Exercise requirements: Return each line of the records holding the string "this".

Records shown:
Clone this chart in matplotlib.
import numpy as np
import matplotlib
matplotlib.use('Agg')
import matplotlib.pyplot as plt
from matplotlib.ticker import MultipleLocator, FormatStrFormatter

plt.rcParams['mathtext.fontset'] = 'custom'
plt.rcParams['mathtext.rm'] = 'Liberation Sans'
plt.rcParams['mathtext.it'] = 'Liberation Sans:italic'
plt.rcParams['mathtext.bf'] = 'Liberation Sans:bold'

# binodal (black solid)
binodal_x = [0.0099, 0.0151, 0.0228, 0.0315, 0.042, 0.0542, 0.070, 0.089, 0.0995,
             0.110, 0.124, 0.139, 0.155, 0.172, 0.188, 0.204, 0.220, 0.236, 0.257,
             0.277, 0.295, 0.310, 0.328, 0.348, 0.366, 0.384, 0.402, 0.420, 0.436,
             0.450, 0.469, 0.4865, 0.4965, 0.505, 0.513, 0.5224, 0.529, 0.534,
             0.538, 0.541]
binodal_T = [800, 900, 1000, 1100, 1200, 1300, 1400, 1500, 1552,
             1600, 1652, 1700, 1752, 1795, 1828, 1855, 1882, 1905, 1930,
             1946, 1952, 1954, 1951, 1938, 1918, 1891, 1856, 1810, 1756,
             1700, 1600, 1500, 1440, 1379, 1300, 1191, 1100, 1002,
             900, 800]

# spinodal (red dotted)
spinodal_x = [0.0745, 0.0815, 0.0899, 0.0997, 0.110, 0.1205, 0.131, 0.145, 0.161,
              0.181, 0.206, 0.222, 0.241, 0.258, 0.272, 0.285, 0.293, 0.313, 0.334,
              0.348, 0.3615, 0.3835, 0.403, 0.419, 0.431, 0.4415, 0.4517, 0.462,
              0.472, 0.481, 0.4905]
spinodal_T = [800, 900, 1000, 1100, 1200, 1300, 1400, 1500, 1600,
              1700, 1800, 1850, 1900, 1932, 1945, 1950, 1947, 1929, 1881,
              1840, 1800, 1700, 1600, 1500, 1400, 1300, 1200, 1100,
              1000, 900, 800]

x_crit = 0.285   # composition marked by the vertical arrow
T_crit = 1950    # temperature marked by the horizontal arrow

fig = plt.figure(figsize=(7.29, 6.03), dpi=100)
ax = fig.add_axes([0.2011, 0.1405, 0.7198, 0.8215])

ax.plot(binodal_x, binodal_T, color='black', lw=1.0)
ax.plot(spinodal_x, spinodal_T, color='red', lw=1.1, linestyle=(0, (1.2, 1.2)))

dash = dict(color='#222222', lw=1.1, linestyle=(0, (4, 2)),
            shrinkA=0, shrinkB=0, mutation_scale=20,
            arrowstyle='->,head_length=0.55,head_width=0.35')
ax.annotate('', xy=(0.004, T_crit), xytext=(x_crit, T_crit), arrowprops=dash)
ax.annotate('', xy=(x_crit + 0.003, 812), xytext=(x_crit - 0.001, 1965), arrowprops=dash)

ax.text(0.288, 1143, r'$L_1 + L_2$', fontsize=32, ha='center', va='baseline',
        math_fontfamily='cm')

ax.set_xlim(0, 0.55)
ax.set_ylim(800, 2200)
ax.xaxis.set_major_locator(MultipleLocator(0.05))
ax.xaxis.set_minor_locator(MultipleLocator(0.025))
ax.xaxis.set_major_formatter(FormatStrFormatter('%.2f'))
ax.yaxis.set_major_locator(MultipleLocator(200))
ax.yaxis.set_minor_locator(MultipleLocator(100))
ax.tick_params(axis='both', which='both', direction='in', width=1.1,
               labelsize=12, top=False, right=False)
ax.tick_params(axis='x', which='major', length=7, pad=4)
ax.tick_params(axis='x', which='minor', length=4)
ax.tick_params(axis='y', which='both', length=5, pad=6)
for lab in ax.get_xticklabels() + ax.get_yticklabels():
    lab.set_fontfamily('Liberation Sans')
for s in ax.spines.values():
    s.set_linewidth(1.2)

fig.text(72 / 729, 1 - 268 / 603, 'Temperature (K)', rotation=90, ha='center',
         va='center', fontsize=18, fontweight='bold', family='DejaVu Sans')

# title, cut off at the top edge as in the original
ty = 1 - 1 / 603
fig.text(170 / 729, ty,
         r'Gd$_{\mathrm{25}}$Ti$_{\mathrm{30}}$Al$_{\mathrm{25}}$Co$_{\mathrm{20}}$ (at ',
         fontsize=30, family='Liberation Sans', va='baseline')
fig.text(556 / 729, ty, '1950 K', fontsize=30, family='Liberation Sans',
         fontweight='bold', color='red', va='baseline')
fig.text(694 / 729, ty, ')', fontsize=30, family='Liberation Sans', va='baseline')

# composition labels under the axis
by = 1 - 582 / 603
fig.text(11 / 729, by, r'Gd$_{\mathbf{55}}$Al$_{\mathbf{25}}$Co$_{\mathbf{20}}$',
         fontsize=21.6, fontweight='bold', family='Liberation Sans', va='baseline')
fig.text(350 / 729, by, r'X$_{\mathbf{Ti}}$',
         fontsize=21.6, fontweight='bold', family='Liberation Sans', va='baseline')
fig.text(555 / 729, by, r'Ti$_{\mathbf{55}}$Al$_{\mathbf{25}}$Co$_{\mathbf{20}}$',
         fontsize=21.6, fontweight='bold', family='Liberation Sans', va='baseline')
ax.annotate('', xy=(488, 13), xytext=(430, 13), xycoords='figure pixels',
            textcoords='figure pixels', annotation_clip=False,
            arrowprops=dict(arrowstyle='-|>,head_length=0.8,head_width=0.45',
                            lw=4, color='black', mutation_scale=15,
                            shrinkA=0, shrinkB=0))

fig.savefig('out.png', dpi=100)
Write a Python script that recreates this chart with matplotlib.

Answer in full:
Clone this chart in matplotlib.
Write a Python script that recreates this chart with matplotlib.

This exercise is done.